The Chief Justice conceded the statutes' secular legislative intent by recognizing their purpose was to "enhance the quality of secular education." He then stated that the Court need not talk about the effect of the statutes because, under the "entanglement prong," both statutes fell short. Entanglement, in these cases, related to three things: the pervasive nature of Catholic doctrine permeating the entire school curriculum, the resulting situation that extensive state supervision would be required to monitor separation between church and state and the potential for "political divisiveness" along religious lines as religious and non-religious entities fought for scarce state funds.

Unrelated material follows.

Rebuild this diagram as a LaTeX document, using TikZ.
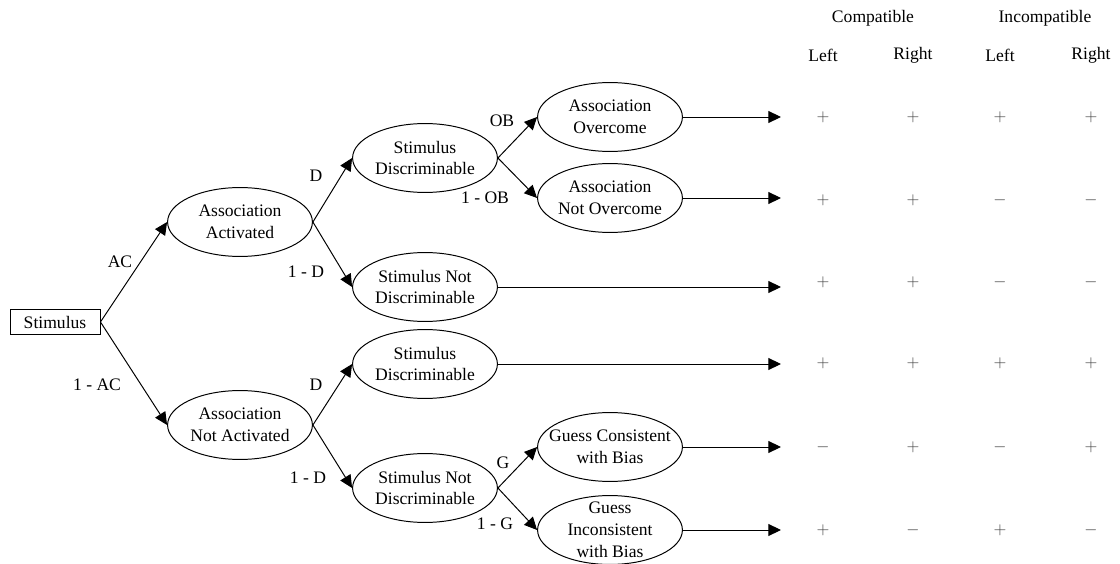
\documentclass[tikz,border=0pt]{standalone}
\usepackage{fontspec}
\setmainfont{Liberation Serif}
\usetikzlibrary{shapes.geometric,arrows.meta}
\begin{document}
\begin{tikzpicture}[x=0.025cm,y=-0.025cm,
  every node/.style={font=\fontsize{12.5}{15.6}\selectfont},
  state/.style={ellipse,draw,line width=0.7pt,inner xsep=-9pt,inner ysep=-9pt,minimum width=103pt,minimum height=49pt,align=center},
  rootbox/.style={rectangle,draw,line width=0.7pt,inner sep=0pt,minimum width=64pt,minimum height=18pt},
  branch/.style={line width=0.7pt,-{Triangle[length=9pt,width=8.5pt]}},
  lab/.style={inner sep=0pt},
  sign/.style={inner sep=0pt,text=black!75,font=\fontsize{12}{14}\selectfont},
  head/.style={inner sep=0pt}]
\useasboundingbox (0,0) rectangle (1120,564);

% tree nodes
\node[rootbox] (stim) at (55,322) {Stimulus};
\node[state] (aa)  at (240,222) {Association\\Activated};
\node[state] (ana) at (240,425) {Association\\Not Activated};
\node[state] (sd1) at (425,158) {Stimulus\\Discriminable};
\node[state] (snd1) at (425,287) {Stimulus Not\\Discriminable};
\node[state] (sd2) at (425,364) {Stimulus\\Discriminable};
\node[state] (snd2) at (425,488) {Stimulus Not\\Discriminable};
\node[state] (ao)  at (610,117) {Association\\Overcome};
\node[state] (ano) at (610,198) {Association\\Not Overcome};
\node[state] (gc)  at (610,447) {Guess Consistent\\with Bias};
\node[state] (gi)  at (610,530) {Guess\\Inconsistent\\with Bias};

% branch ends
\coordinate (e1) at (781,117);
\coordinate (e2) at (781,200);
\coordinate (e3) at (781,281);
\coordinate (e4) at (781,363);
\coordinate (e5) at (781,447);
\coordinate (e6) at (781,530);

% branches
\draw[branch] (stim.east) -- (aa.west);
\draw[branch] (stim.east) -- (ana.west);
\draw[branch] (aa.east) -- (sd1.west);
\draw[branch] (aa.east) -- (snd1.west);
\draw[branch] (ana.east) -- (sd2.west);
\draw[branch] (ana.east) -- (snd2.west);
\draw[branch] (sd1.east) -- (ao.west);
\draw[branch] (sd1.east) -- (ano.west);
\draw[branch] (snd2.east) -- (gc.west);
\draw[branch] (snd2.east) -- (gi.west);
\draw[branch] (ao.east) -- (e1);
\draw[branch] (ano.east) -- (ano.east -| e2);
\draw[branch] (snd1.east) -- (snd1.east -| e3);
\draw[branch] (sd2.east) -- (sd2.east -| e4);
\draw[branch] (gc.east) -- (e5);
\draw[branch] (gi.east) -- (e6);

% branch probabilities
\node[lab] (lac)  at (120,262) {AC};
\node[lab] (lnac) at (97,385) {1 - AC};
\node[lab] (ld1)  at (316,176) {D};
\node[lab] (lnd1) at (306,272) {1 - D};
\node[lab] (ld2)  at (316,385) {D};
\node[lab] (lnd2) at (308,478) {1 - D};
\node[lab] (lob)  at (502,121) {OB};
\node[lab] (lnob) at (485,198) {1 - OB};
\node[lab] (lg)   at (503,463) {G};
\node[lab] (lng)  at (495,524) {1 - G};

% response table
\node[head] (hc) at (873,18) {Compatible};
\node[head] (hi) at (1045,18) {Incompatible};
\node[head] (h1) at (823,55) {Left};
\node[head] (h2) at (913,55) {Right};
\node[head] (h3) at (1000,55) {Left};
\node[head] (h4) at (1091,55) {Right};

\foreach \row/\yy/\a/\b/\c/\d in {
  1/117/+/+/+/+,
  2/200/+/+/-/-,
  3/282/+/+/-/-,
  4/363/+/+/+/+,
  5/447/-/+/-/+,
  6/530/+/-/+/-} {
  \node[sign] (s\row a) at (823,\yy) {$\a$};
  \node[sign] (s\row b) at (913,\yy) {$\b$};
  \node[sign] (s\row c) at (1000,\yy) {$\c$};
  \node[sign] (s\row d) at (1091,\yy) {$\d$};
}
\end{tikzpicture}
\end{document}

In an insight that would continue to resonate, though often weakly, in Establishment Clause jurisprudence, the Chief Justice (as well as the concurrences) recognized that all of Catholic primary and secondary education is so suffused with principles of Catholic doctrine and the authority of the priests/bishops that even to try to separate secular from sacred subjects would founder because the persons sought to be reimbursed (teachers) had a "substantially different ideological character from books." Even if the Court assumed that the teachers in parochial schools would not consciously inculcate Catholic doctrine in "secular" subjects, the mere presence of the authority structure in the schools as well as the philosophy of the schools articulated in the "Handbook of School Regulations" for diocesan schools suggested that entanglement was inevitable. "A comprehensive, discriminating, and continuing state surveillance will inevitably be required to ensure that these restrictions are obeyed and the First Amendment otherwise respected." Finally, the potential for political divisiveness is present in these two programs because of the need for continuing annual appropriations from the state legislature to fund them.

As with almost all frameworks, this one raises as many questions as it answers. Questions that will be of importance after Lemon include not only how important the framework will be for subsequent cases but also what satisfies each of the prongs. Will a legislatively-stated secular purpose be enough or does the Court engage in its own speculation? What happens if a law has both a secular and sacred purpose? Does one weigh them to determine predominance? And, again, the same questions could be raised about a secular effect. Then, are the two major components of entanglement articulated here (surveillance and divisiveness) the only two to consider? Finally, in a philosophical issue that gets to the heart of the nature of religion, to what extent is the division between secular and sacred a useful one when considering religious traditions and programs? All of these will be considered in subsequent cases.